Ni l’échafaudage du RHDP ni la Côte d’Ivoire ne sauraient être à l’abri de fortes secousses
Cette Constitution qui ne fait pas consensus, porte les germes de l’instabilité, lesquels sont accrus dans un pays dont les meurtrissures et les cicatrices demeurent encore profondes. Il eut fallu l’expurger de toutes les niches où peuvent couver les œufs de l’exclusion ou du favoritisme et en user pour accélérer le processus de réconciliation nationale. Faute de l’avoir fait, les Ivoiriens ont boudé la consultation référendaire ; ce qui, malgré les apparences, a dû sonner comme un désaveu pour ADO. Et l’homme, au lieu de se remettre en cause, s’en prend à ceux qui ont tout fait pour sonner l’alarme. Visiblement, il prend l’ombre pour la proie.

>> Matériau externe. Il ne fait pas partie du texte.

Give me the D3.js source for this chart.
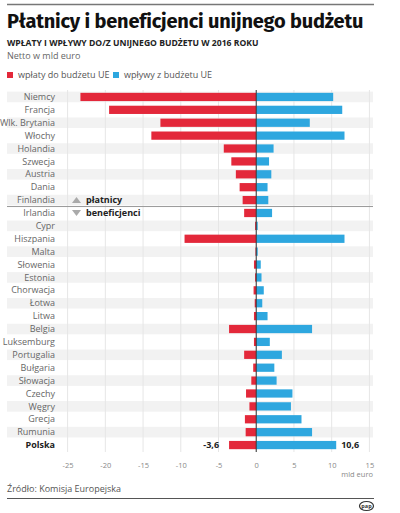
<!DOCTYPE html>
<html><head><meta charset="utf-8">
<script src="https://cdn.jsdelivr.net/npm/d3@7/dist/d3.min.js"></script>
<style>
html,body{margin:0;padding:0;background:#fff;}
svg{display:block;font-family:"Open Sans","Noto Sans",sans-serif;}
</style></head>
<body>
<script>
const countries = ["Niemcy","Francja","Wlk. Brytania","Włochy","Holandia","Szwecja","Austria","Dania","Finlandia","Irlandia","Cypr","Hiszpania","Malta","Słowenia","Estonia","Chorwacja","Łotwa","Litwa","Belgia","Luksemburg","Portugalia","Bułgaria","Słowacja","Czechy","Węgry","Grecja","Rumunia","Polska"];
const payments = [-23.3,-19.5,-12.7,-13.9,-4.3,-3.3,-2.7,-2.2,-1.8,-1.6,-0.15,-9.5,-0.1,-0.3,-0.15,-0.35,-0.2,-0.3,-3.6,-0.3,-1.6,-0.4,-0.65,-1.35,-0.9,-1.5,-1.4,-3.6];
const receipts = [10.2,11.4,7.1,11.7,2.3,1.7,2.0,1.5,1.6,2.1,0.2,11.7,0.2,0.6,0.7,1.0,0.8,1.5,7.4,1.8,3.4,2.4,2.7,4.8,4.6,6.0,7.4,10.6];
const tickValues = [-25,-20,-15,-10,-5,0,5,10,15];
const legendLabels = ["wpłaty do budżetu UE","wpływy z budżetu UE"];
const groupLabels = ["płatnicy","beneficjenci"];

const W = 400, H = 513;
const RED = "#e3283a", BLUE = "#2ea7df";
const svg = d3.select("body").append("svg").attr("width", W).attr("height", H);

const x = d3.scaleLinear().domain([-25, 15]).range([67.6, 369.4]);
const y = d3.scaleBand().domain(countries).range([90.5, 451.5]).paddingInner(0.36).paddingOuter(0.18);

// top rule
svg.append("line").attr("x1", 7).attr("x2", 374).attr("y1", 4.5).attr("y2", 4.5).attr("stroke", "#777").attr("stroke-width", 1.5);

svg.append("text").attr("x", 7).attr("y", 27.5).attr("font-size", 20).attr("font-weight", 700).attr("fill", "#111")
  .attr("font-family", "'Fira Sans','Open Sans',sans-serif").attr("letter-spacing", -0.2)
  .text("Płatnicy i beneficjenci unijnego budżetu");
svg.append("text").attr("x", 7).attr("y", 46).attr("font-size", 8.6).attr("font-weight", 700).attr("fill", "#222")
  .text("WPŁATY I WPŁYWY DO/Z UNIJNEGO BUDŻETU W 2016 ROKU");
svg.append("text").attr("x", 7).attr("y", 58.5).attr("font-size", 9).attr("fill", "#666").text("Netto w mld euro");

// legend
const leg = [{c: RED, x: 7, t: legendLabels[0]}, {c: BLUE, x: 113, t: legendLabels[1]}];
leg.forEach(l => {
  svg.append("rect").attr("x", l.x).attr("y", 72).attr("width", 6).attr("height", 6).attr("fill", l.c);
  svg.append("text").attr("x", l.x + 11).attr("y", 78).attr("font-size", 9).attr("fill", "#555").text(l.t);
});

// stripes
svg.append("g").selectAll("rect").data(countries.filter((d, i) => i % 2 === 0)).join("rect")
  .attr("x", 7).attr("width", 366)
  .attr("y", d => y(d) + y.bandwidth() / 2 - 5.3).attr("height", 10.6)
  .attr("fill", "#f2f2f2");

// grid
svg.append("g").selectAll("line").data(tickValues).join("line")
  .attr("x1", d => x(d)).attr("x2", d => x(d)).attr("y1", 90).attr("y2", 452)
  .attr("stroke", "#e6e6e6").attr("stroke-width", 1);

// separator
const sepY = (y("Finlandia") + y("Irlandia") + y.bandwidth()) / 2;
svg.append("line").attr("x1", 7).attr("x2", 373).attr("y1", sepY).attr("y2", sepY).attr("stroke", "#999").attr("stroke-width", 1);

// bars
const bars = svg.append("g");
bars.selectAll(".neg").data(countries).join("rect").attr("class", "neg")
  .attr("x", (d, i) => x(payments[i])).attr("width", (d, i) => x(0) - x(payments[i]))
  .attr("y", d => y(d)).attr("height", y.bandwidth()).attr("fill", RED);
bars.selectAll(".pos").data(countries).join("rect").attr("class", "pos")
  .attr("x", x(0)).attr("width", (d, i) => x(receipts[i]) - x(0))
  .attr("y", d => y(d)).attr("height", y.bandwidth()).attr("fill", BLUE);

// zero line
svg.append("line").attr("x1", x(0)).attr("x2", x(0)).attr("y1", 90).attr("y2", 452).attr("stroke", "#333").attr("stroke-width", 1);

// category labels
svg.append("g").selectAll("text").data(countries).join("text")
  .attr("x", 55).attr("y", d => y(d) + y.bandwidth() / 2).attr("dy", "0.35em")
  .attr("text-anchor", "end").attr("font-size", 9)
  .attr("font-weight", d => d === "Polska" ? 700 : 400)
  .attr("fill", d => d === "Polska" ? "#222" : "#666")
  .text(d => d);

// group markers
const fy = y("Finlandia") + y.bandwidth() / 2, iy = y("Irlandia") + y.bandwidth() / 2;
svg.append("path").attr("d", `M72,${fy + 3} L81,${fy + 3} L76.5,${fy - 3} Z`).attr("fill", "#aaa");
svg.append("path").attr("d", `M72,${iy - 3} L81,${iy - 3} L76.5,${iy + 3} Z`).attr("fill", "#aaa");
svg.append("text").attr("x", 86).attr("y", fy).attr("dy", "0.35em").attr("font-size", 9).attr("font-weight", 700).attr("fill", "#222").text(groupLabels[0]);
svg.append("text").attr("x", 86).attr("y", iy).attr("dy", "0.35em").attr("font-size", 9).attr("font-weight", 700).attr("fill", "#222").text(groupLabels[1]);

// Polska values
const pi = countries.indexOf("Polska");
const py = y("Polska") + y.bandwidth() / 2;
const fmt = v => String(v).replace(".", ",");
svg.append("text").attr("x", x(payments[pi]) - 10).attr("y", py).attr("dy", "0.35em").attr("text-anchor", "end")
  .attr("font-size", 9).attr("font-weight", 700).attr("fill", "#222").text(fmt(payments[pi]));
svg.append("text").attr("x", x(receipts[pi]) + 5).attr("y", py).attr("dy", "0.35em")
  .attr("font-size", 9).attr("font-weight", 700).attr("fill", "#222").text(fmt(receipts[pi]));

// axis
const ax = svg.append("g").attr("transform", "translate(0,461)")
  .call(d3.axisBottom(x).tickValues(tickValues).tickSize(0).tickPadding(0).tickFormat(d => String(d)));
ax.select(".domain").remove();
ax.selectAll("text").attr("font-size", 7.5).attr("fill", "#888").attr("font-family", "'Open Sans',sans-serif").attr("dy", "0.35em").attr("y", 4);
svg.append("text").attr("x", 373).attr("y", 477).attr("text-anchor", "end").attr("font-size", 7.5).attr("fill", "#888").text("mld euro");

// source
svg.append("text").attr("x", 7).attr("y", 492).attr("font-size", 9).attr("fill", "#555").text("Źródło: Komisja Europejska");
svg.append("line").attr("x1", 7).attr("x2", 374).attr("y1", 498.5).attr("y2", 498.5).attr("stroke", "#555").attr("stroke-width", 1);

// logo
svg.append("ellipse").attr("cx", 366.5).attr("cy", 506).attr("rx", 7).attr("ry", 4.5).attr("fill", "#fff").attr("stroke", "#333").attr("stroke-width", 1.2);
svg.append("text").attr("x", 366.5).attr("y", 508).attr("text-anchor", "middle").attr("font-size", 5.5).attr("font-weight", 700).attr("fill", "#333").text("pap");
</script>
</body></html>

Mais au-delà des affaires internes de la famille houphouétiste, ADO tombe le masque, décuplant ainsi le doute sur sa personne. «Le pouvoir ne change pas l'homme, mais il le révèle ». En plaçant son pouvoir sous l’ombre de la haine et des règlements de comptes, ADO laisse libre cours au tyran qui sommeille en lui. En taillant à son image une Constitution qui lui ouvre les boulevards d’un règne à vie, en instrumentalisant à souhait des institutions nationales comme la Radiotélévision ivoirienne au profit du culte de sa propre personnalité, il établit petit à petit sur les bords de la lagune Ebrié, une dictature silencieuse. Echouant sur le chantier où il était le plus attendu, celui de la réconciliation des cœurs, en 5 ans, l’homme aura réussi le pari de faire l’unanimité contre lui en Côte d’Ivoire. Il sape ainsi la relative embellie économique dont il peut se targuer car, à quoi serviraient les efforts de construction s’ils sont voués à la destruction dans de nouvelles guerres entre populations qui refusent le vivre-ensemble ?

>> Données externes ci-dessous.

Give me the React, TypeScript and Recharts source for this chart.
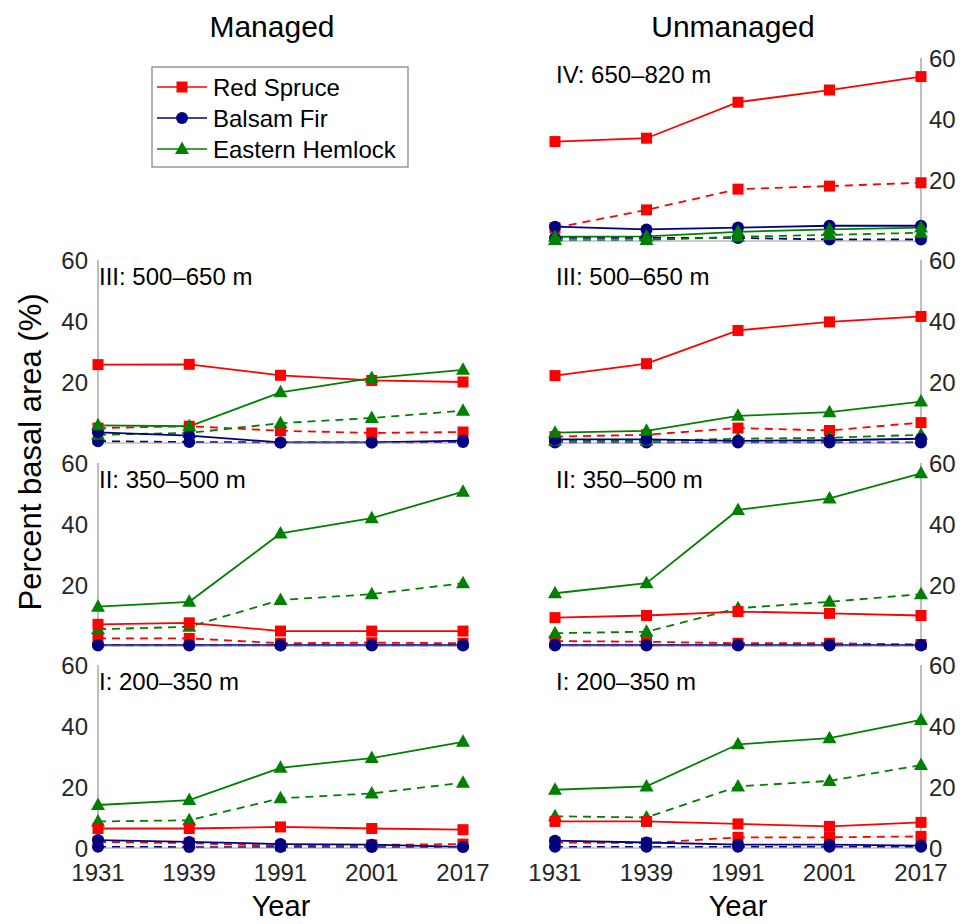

Mais ADO doit se le tenir pour dit. En gouvernant de la sorte, ni l’échafaudage du RHDP ni la Côte d’Ivoire elle-même ne sauraient être à l’abri de fortes secousses. L’horizon 2020 ne peut-être, de ce fait, que celui de tous les dangers, au lieu d’être celui de l’avènement d’un passage à témoin pacifique entre deux alliés réunis par un « gentleman agreement ».